Einmal pro Woche kommt eine von den Eigentümern geschickte Italienerin vorbei, um mit dem eigenen Schlüssel die Wohnungen zu betreten und nach dem Rechten zu sehen – allerdings ohne zu putzen. Das müssen die WG-Bewohner schon selbst tun.
Die ausländischen Arbeitskräfte, Praktikantinnen oder Studenten müssen zudem einen Vorschuss einer Monatsmiete bezahlen, bevor sie das Zimmer gesehen oder einen Vertrag unterschrieben haben. Wenn sie in der Schweiz eintreffen, müssen sie gleich am Besichtigungs- und Schlüsselübergabe-Tag den Vertrag unterzeichnen – den sie oft nicht verstehen. Darin enthalten: 12 Monate Mindestmietdauer. Wer die Miete auch nur einen Tag zu spät bezahlt, muss Mahnkosten von 40 Franken bezahlen. Für die Endreinigung wird zudem schon im Voraus 250 Franken verlangt. Die Nebenkosten sind undurchsichtig, der Strom läuft über einen der Mieter.
«Das grenzt für mich an Betrug»
«Das alles grenzt für mich an Betrug», sagt ein Mieter aus Deutschland. «Ich war irgendwie überrumpelt und hatte schon eine Monatsmiete angezahlt, also unterschrieb ich am ersten Tag. Ich bin ja damals erst frisch in der Schweiz eingetroffen. Aber jetzt möchte ich wieder aus dem Zimmer raus – nur kann ich das erst nach einem Jahr.»
Auch eine Portugiesin in einem 6-Quadratmeter-Zimmer für 780 Franken sagt zu Blick: «Mein Zimmer ist so klein – es ist den Preis nicht Wert. Ich reservierte es aus dem Ausland, als ich noch nicht wusste, dass man in der Schweiz für dasselbe Geld etwas viel Besseres bekommt.»

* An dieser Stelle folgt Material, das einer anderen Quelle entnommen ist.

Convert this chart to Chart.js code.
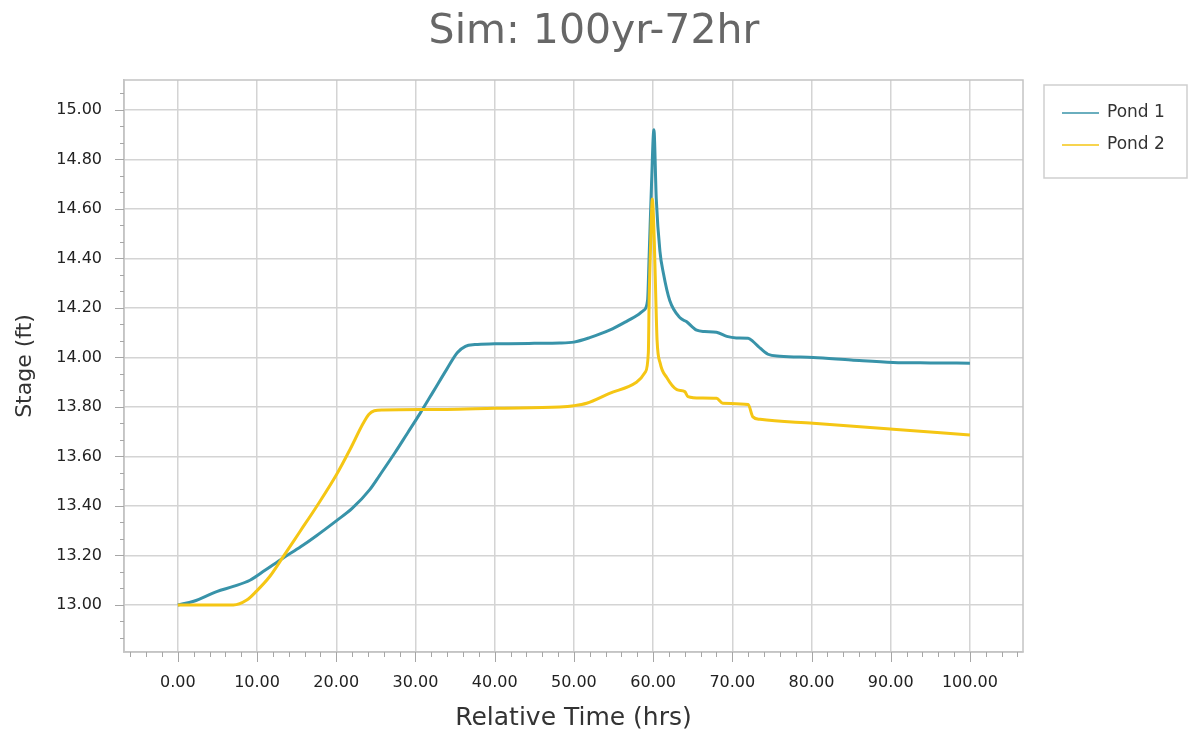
<!DOCTYPE html>
<html>
<head>
<meta charset="utf-8">
<title>Sim: 100yr-72hr</title>
<script src="https://cdn.jsdelivr.net/npm/chart.js@4.4.1/dist/chart.umd.min.js"></script>
<style>
  html, body { margin: 0; padding: 0; background: #fff; }
  #wrap { width: 1188px; height: 740px; }
</style>
</head>
<body>
<div id="wrap"><canvas id="stage-chart" width="1188" height="740"></canvas></div>
<script>
// Stage hydrographs for the two ponds (hours vs ft)
const pond1Hours = [0, 2, 4.9, 7, 9.1, 11, 13.3, 15.5, 17.5, 20, 22, 24.2, 25.5, 27.4, 29, 30.6, 32.3, 33.9,
  35.3, 36.3, 37.5, 40, 45, 48.2, 50, 52, 54.5, 56.6, 58.2, 58.8, 59.3, 59.5, 59.8, 60.1, 60.4, 60.86, 61.3,
  62.1, 63.4, 64.2, 65.5, 66.5, 68, 69.3, 70.5, 72, 72.6, 73.3, 74.5, 76, 80.2, 85, 90.3, 95, 100];
const pond1Stage = [13.00, 13.015, 13.054, 13.075, 13.10, 13.14, 13.19, 13.235, 13.28, 13.34, 13.39, 13.465, 13.525, 13.615, 13.695, 13.775, 13.865, 13.95,
  14.02, 14.045, 14.052, 14.055, 14.057, 14.058, 14.062, 14.08, 14.11, 14.145, 14.175, 14.19, 14.23, 14.41, 14.70, 14.92, 14.64, 14.43, 14.34,
  14.23, 14.16, 14.145, 14.11, 14.105, 14.102, 14.085, 14.079, 14.078, 14.065, 14.044, 14.013, 14.005, 14.0, 13.99, 13.98, 13.978, 13.977];

const pond2Hours = [0, 3, 7, 8.7, 9.9, 11.6, 13.3, 15.4, 17.5, 20, 21.7, 23.4, 24.1, 24.8, 25.9, 33.9, 40, 48.2,
  50, 51.6, 54.5, 57.9, 59, 59.4, 59.5, 59.7, 59.9, 60.15, 60.35, 60.5, 60.9, 61.7, 63, 64, 64.4, 66, 68,
  68.8, 72, 72.6, 73.5, 80.2, 90.3, 100];
const pond2Stage = [13.00, 13.00, 13.00, 13.02, 13.055, 13.115, 13.195, 13.296, 13.397, 13.525, 13.626, 13.734, 13.77, 13.785, 13.788, 13.79, 13.795, 13.80,
  13.805, 13.815, 13.855, 13.90, 13.94, 14.02, 14.23, 14.47, 14.64, 14.47, 14.23, 14.07, 13.976, 13.92, 13.87, 13.862, 13.842, 13.836, 13.835,
  13.815, 13.81, 13.76, 13.75, 13.734, 13.71, 13.687];

// Labelled axis ticks
const hourTicks = [0, 10, 20, 30, 40, 50, 60, 70, 80, 90, 100];
const stageTicks = [13.0, 13.2, 13.4, 13.6, 13.8, 14.0, 14.2, 14.4, 14.6, 14.8, 15.0];

const toPoints = (xs, ys) => xs.map((x, i) => ({ x, y: ys[i] }));
const isLabelled = (list, v) => list.some(t => Math.abs(t - v) < 1e-6);

const gridColor = ctx => (ctx.tick && ctx.tick.major) ? '#d4d4d4' : 'rgba(0,0,0,0)';

// plot frame plus major/minor tick marks outside the plot area
const frameAndTicks = {
    id: 'frameAndTicks',
    afterDraw(chart) {
        const { ctx, chartArea: a, scales: { x, y } } = chart;
        ctx.save();
        ctx.strokeStyle = '#c4c4c4';
        ctx.lineWidth = 1.5;
        ctx.strokeRect(a.left, a.top, a.right - a.left, a.bottom - a.top);

        ctx.strokeStyle = '#a6a6a6';
        ctx.lineWidth = 1;
        ctx.beginPath();
        x.ticks.forEach(t => {
            const px = Math.round(x.getPixelForValue(t.value)) + 0.5;
            ctx.moveTo(px, a.bottom);
            ctx.lineTo(px, a.bottom + (t.major ? 10 : 5));
        });
        y.ticks.forEach(t => {
            const py = Math.round(y.getPixelForValue(t.value)) + 0.5;
            ctx.moveTo(a.left, py);
            ctx.lineTo(a.left - (t.major ? 9 : 4), py);
        });
        ctx.stroke();
        ctx.restore();
    }
};

// boxed legend to the right of the plot
const boxedLegend = {
    id: 'boxedLegend',
    afterDraw(chart) {
        const { ctx, chartArea: a } = chart;
        const left = a.right + 21, top = a.top + 5;
        ctx.save();
        ctx.fillStyle = '#ffffff';
        ctx.fillRect(left, top, 143, 93);
        ctx.strokeStyle = '#cfcfcf';
        ctx.lineWidth = 1.5;
        ctx.strokeRect(left, top, 143, 93);
        ctx.font = '17px "DejaVu Sans"';
        ctx.textBaseline = 'middle';
        chart.data.datasets.forEach((ds, i) => {
            const cy = top + 28 + i * 32;
            ctx.strokeStyle = ds.borderColor;
            ctx.lineWidth = 1.5;
            ctx.beginPath();
            ctx.moveTo(left + 18, cy);
            ctx.lineTo(left + 55, cy);
            ctx.stroke();
            ctx.fillStyle = '#333333';
            ctx.fillText(ds.label, left + 63, cy);
        });
        ctx.restore();
    }
};

new Chart(document.getElementById('stage-chart'), {
    type: 'line',
    data: {
        datasets: [
            {
                label: 'Pond 1',
                data: toPoints(pond1Hours, pond1Stage),
                borderColor: '#3893a9',
                borderWidth: 3,
                pointRadius: 0,
                cubicInterpolationMode: 'monotone',
                order: 1
            },
            {
                label: 'Pond 2',
                data: toPoints(pond2Hours, pond2Stage),
                borderColor: '#f5c614',
                borderWidth: 3,
                pointRadius: 0,
                cubicInterpolationMode: 'monotone',
                order: 0
            }
        ]
    },
    options: {
        responsive: false,
        animation: false,
        plugins: {
            legend: { display: false },
            tooltip: { enabled: false },
            title: {
                display: true,
                text: 'Sim: 100yr-72hr',
                color: '#676767',
                font: { family: 'DejaVu Sans', size: 41, weight: 'normal' },
                padding: { top: 8, bottom: 22.8 }
            }
        },
        scales: {
            x: {
                type: 'linear',
                min: -6.8,
                max: 106.7,
                afterFit: s => { s.height = 88; },
                afterBuildTicks: s => {
                    const ticks = [];
                    for (let k = -3; k <= 53; k++) {
                        const v = k * 2;
                        ticks.push({ value: v, major: isLabelled(hourTicks, v) });
                    }
                    s.ticks = ticks;
                },
                ticks: {
                    autoSkip: false,
                    maxRotation: 0,
                    padding: 21,
                    color: '#222222',
                    font: { family: 'DejaVu Sans', size: 16 },
                    callback: v => isLabelled(hourTicks, v) ? v.toFixed(2) : ''
                },
                grid: { color: gridColor, lineWidth: 1.5, drawTicks: false },
                border: { color: '#c4c4c4', width: 1.5 },
                title: {
                    display: true,
                    text: 'Relative Time (hrs)',
                    color: '#333333',
                    font: { family: 'DejaVu Sans', size: 25 },
                    padding: { top: 0, bottom: 7 }
                }
            },
            y: {
                type: 'linear',
                min: 12.81,
                max: 15.121,
                afterFit: s => { s.width = 124; },
                afterBuildTicks: s => {
                    // minor marks every third of a labelled step
                    const ticks = [];
                    for (let k = -2; k <= 34; k++) {
                        const v = Math.round((13 + k * 0.2 / 3) * 10000) / 10000;
                        if (v >= 12.81 && v <= 15.121) ticks.push({ value: v, major: k % 3 === 0 });
                    }
                    s.ticks = ticks;
                },
                ticks: {
                    autoSkip: false,
                    padding: 22,
                    color: '#222222',
                    font: { family: 'DejaVu Sans', size: 16 },
                    callback: v => isLabelled(stageTicks, v) ? v.toFixed(2) : ''
                },
                grid: { color: gridColor, lineWidth: 1.5, drawTicks: false },
                border: { color: '#c4c4c4', width: 1.5 },
                title: {
                    display: true,
                    text: 'Stage (ft)',
                    color: '#333333',
                    font: { family: 'DejaVu Sans', size: 22 },
                    padding: { top: 12, bottom: 0 }
                }
            },
            // empty right-hand gutter that holds the legend box
            gutter: {
                type: 'linear',
                position: 'right',
                min: 0,
                max: 1,
                afterFit: s => { s.width = 165; },
                grid: { display: false },
                border: { display: false },
                ticks: { display: false }
            }
        }
    },
    plugins: [frameAndTicks, boxedLegend]
});
</script>
</body>
</html>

Elisabete Neves (43) aus Basel lebt ebenfalls in einem der WG-Zimmer. «Ich fühlte mich beim Unterschreiben überrumpelt. Aber weil ich mich frisch von meinem Mann getrennt hatte und sofort etwas brauchte, nahm ich das Zimmer einfach. Jetzt bin ich seit drei Monaten hier und möchte gerne raus, denn meine Kinder können hier nicht bei mir übernachten – aber das geht wegen der 12 Monate Mindestmietdauer nicht.»

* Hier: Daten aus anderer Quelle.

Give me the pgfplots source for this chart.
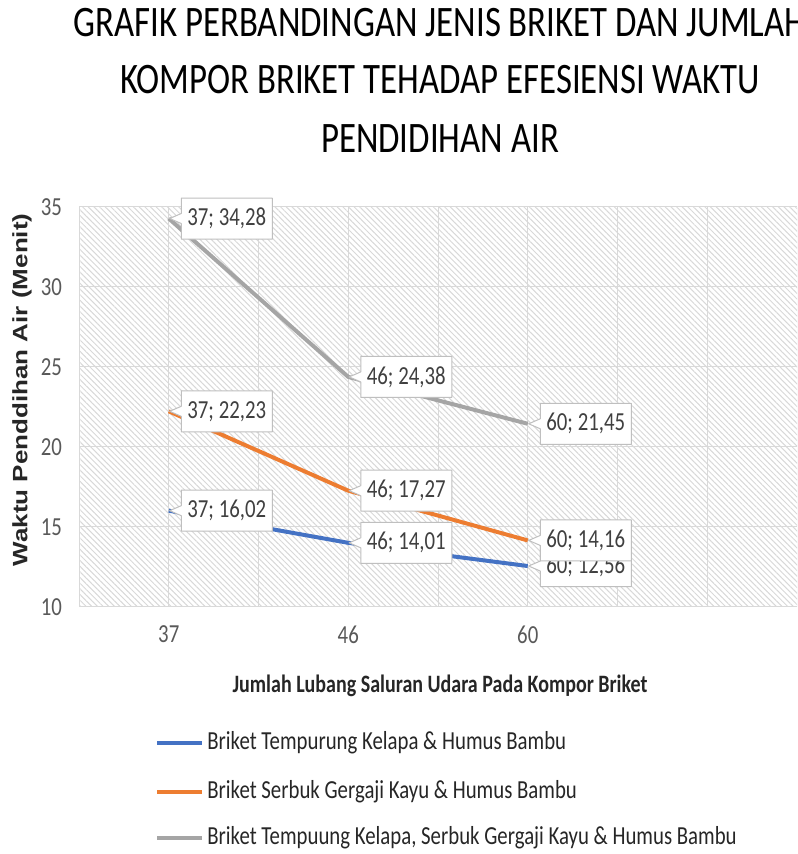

Mieterverband hält Preise für wucherisch
«Das ist eine absolute Schweinerei», heisst es beim Basler Mieterinnen- und Mieterverband (MV Basel) zu diesem Vorgehen. Man versuche, immer mal wieder dagegen vorzugehen – doch die Behörden seien letztlich nicht daran interessiert. Und auch die Mietpreise seien nach Auffassung des MV Basel wucherisch.
Die Eigentümer nehmen mit den vier Wohnungen im Klybeck-Quartier über 6000 Franken pro Stock ein. Wären die Wohnungen nicht in kleine Kammern unterteilt und hätten sie einen normalen Grundriss, wären es wahrscheinlich gewöhnliche 4,5- bis 5,5-Zimmerwohnungen und die oberste eine grosszügigere Duplex-Wohnung.
Antonio und Giovanna G. holen mit ihrem WG-Modell also das Maximum aus der älteren Liegenschaft heraus. Doch vor ein paar Jahren waren sie noch gieriger – sodass gar die Strafverfolgungsbehörden aktiv wurden.
Für «gewerbsmässigen Wucher» müssen sich die Geschwister nämlich am Mittwoch vor dem Strafgericht Basel-Stadt verantworten.
Holztrennwände eingebaut, um noch mehr Zimmer vermieten zu können
Die kleinen Zimmer vermieteten sie vor Jahren zum Dreifachen des ortsüblichen Mietzinses an Sozialhilfeempfänger und andere Personen in akuter Wohnungsnot. Ein Zimmer von 5,18 Quadratmetern kostete zum Beispiel 630 Franken pro Monat – laut Anklageschrift wären gerade mal 193 Franken ortsüblich und gerechtfertigt gewesen.
Um die Anzahl der Einzelzimmer in den Wohnungen zu vergrössern, liessen die Eigentümer Zwischenwände aus Holz einbauen. «Dadurch waren die betroffenen Einzelzimmer ungewöhnlich hellhörig», steht in der Anklageschrift. Einzelne Zimmer wiesen dadurch auch kein Fenster mehr auf, verfügten also weder über natürliche Belichtung noch Belüftung und hätten gar nicht zum Wohnen benutzt werden dürfen – was dem Architekt und der Bauingenieurin bewusst gewesen sein muss.
Immerhin: Nach der Anklage wurden die Holztrennwände entfernt und es gibt heute keine fensterlosen Zimmer mehr.
Die Vermieter wollten gegenüber Blick keine Stellung nehmen.